Financial experts all warn that applying for insolvency should always be the very last resort. In many cases there are other measures that can help those in dire financial straits to recover without having to go bankrupt. Creditors are often willing to negotiate new payment schedules because they know that in this way they are most likely to recover their money. It may even be possible to get a loan to pay off debt.

Applicants for insolvency will not only have to undergo a means test, but their entire financial lives will also be put under the microscope. They will have to explain their lifestyles, their extravaganzas and their expenditure. They will have to make an inventory of all their assets and submit it to the court. Their income will be scrutinized. The entire process is painful and often very humiliating.

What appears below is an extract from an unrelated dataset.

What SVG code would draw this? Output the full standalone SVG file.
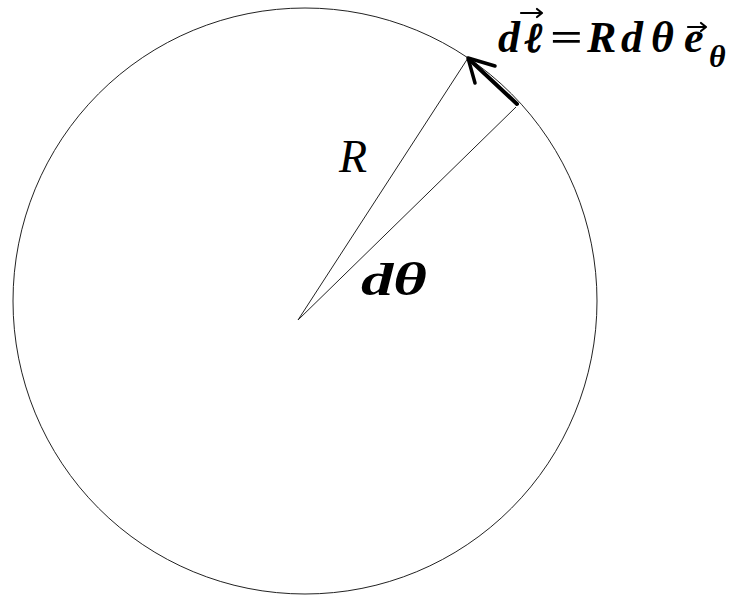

If the court agrees to hear an application, it will immediately appoint a trustee. The job of this trustee is to do everything possible to raise the money demanded by the creditors of the applicant. To this end he may confiscate all the assets of the applicant and sell them on an open auction. All the money thus raised will be distributed among the creditors.

Only once the trustee is satisfied that everything possible has been done to Satisfy the creditors will the court finally issue a discharge order. When this is done creditors may no longer make any claims. This does not mean the applicant goes debt free, however. He will still be liable to pay back taxes, support payments and secured loans. He will also have to enter a financial rehabilitation program.

Far too many forced into insolvency waited way too long before they acted on their troubles. Professional help should be obtained at the very first instance when it becomes clear that the financial burden is becoming unmanageable. Ignoring a problem never makes it disappear. If help is obtained at an early stage a rescue plan can almost always be formulated and implemented.

Bankruptcy is not an easy way out of financial trouble. Bankrupt individuals will struggle to enter into any financial agreement and they will not qualify for any form of financing. It may take many years to recover from the loss of all the assets and loved ones will suffer in the process.